“A man doesn’t go to drink coffee after climbing. Coffee is an integral part of the climbing.”
– The late and unquestionably great Wolfgang Gullich
The Spanish youth half squatted, hunching around a hissing Whisperlite stove on the peeling Formica counter. In the doorway of the small rented camper, steam swirled around him and was sucked out the door and dissipated out into the crisp spring morning. The stifled roar of the stovetop espresso pot quickly died as he took it off the dirty flame.
He silently gestured with the pot: Did I want some? I had never seen a stovetop espresso device. I declined with a wave of a cracked and chalk-stained hand, then watched as he poured the entire carafe, still bubbling and steaming, into his morning bowl of oatmeal.

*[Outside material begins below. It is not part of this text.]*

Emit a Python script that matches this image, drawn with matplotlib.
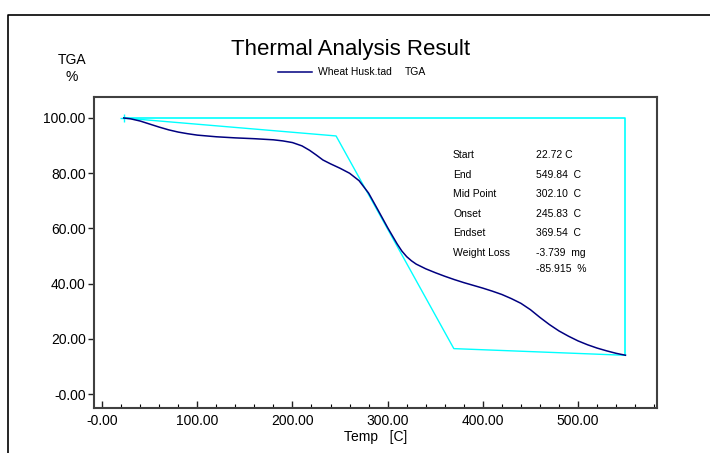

My body language must have given away my confusion because he turned and said, “What? This is strange for you? I savour both and get to climbing faster.”
Climbing has always held hands with coffee, whether it be the long-boiled and bitter acid of a diner off the 395 or the small-batch roasted, farmer co-op coffee of a Portland boutique café. The stimulating aspect of coffee is well known and definitely of use when you sit up, still entombed by your sleeping bag, and set the jet boil alight. You ladle tablespoons, not teaspoons, of Starbucks instant into a dirty bowl and balance the works on the cold stone ledge you slept on last night, thousands of feet off the ground.
What’s even more interesting, and infinitely more varied, are the personal rituals and routines that fill this special time of the day and what it represents. Gullich’s view, as illustrated in the quote, is that coffee is simply part of climbing.
It could be during silent minutes at dawn as you cradle your cup and stare at the coming sun. It could be the espresso-infused oatmeal of my friend as he shoulders his pack for the hike to Ceuse’s walls. It could be a midday lunch complete with stove and pot at the cliff, as we did in France. A friend once claimed that spooning instant coffee straight into his dry and cracked mouth was the only way he took his coffee on El Capitan in Yosemite Valley. Mike Chapman, owner of 1914 Coffee Company and a bouldering developer, saw his relationship between climbing and coffee transform from pure pre-climbing stimulant fuel to social and chemical experiment after working for local roastery Galileo Coffee. As his passion for coffee grew, he began packing along an aeropress, stove, kettle and ground coffee with him on his backcountry excursions to search out new, unclimbed boulder problems.
Post-climbing, coffee plays an important role too. I can’t count the number of times I sadly wished I had time left in my session to head to a local café and relive my day’s events. Maybe the most important thing that coffee gives us is its magic.
Coffee is a social stimulant and a way of slowing down time. It provides us a moment when we can stop and revel in our past actions, reliving and retelling our stories to better understand their lasting effects on us. The caffeine is absorbed into our bloodstream and begins to work on our nervous system, and I swear it lets me wax and philosophize more deeply about that lefthand crossover, what direction that smear needs to be weighted or what nut to place mid-crux.
So, as days become darker, colder, wetter, shorter, take time to relive and love those moments outside with friends over a coffee. Use those morning minutes before heading out climbing to slow down, savour your coffee of choice wherever you choose to find it and really get excited about and focus on the climbing ahead. Squamish coffee roaster and climber Tim Knutton of Counterpart Coffee put it best when he said: “Coffee is the thing you do before you do anything else.”
Whether it’s climbing, biking, skiing, working at a school, guiding someone up the Stawamus Chief, framing a house or working at the port, coffee acts as a pause-and-reflect button during our waking hours for the time we spend awake and alive.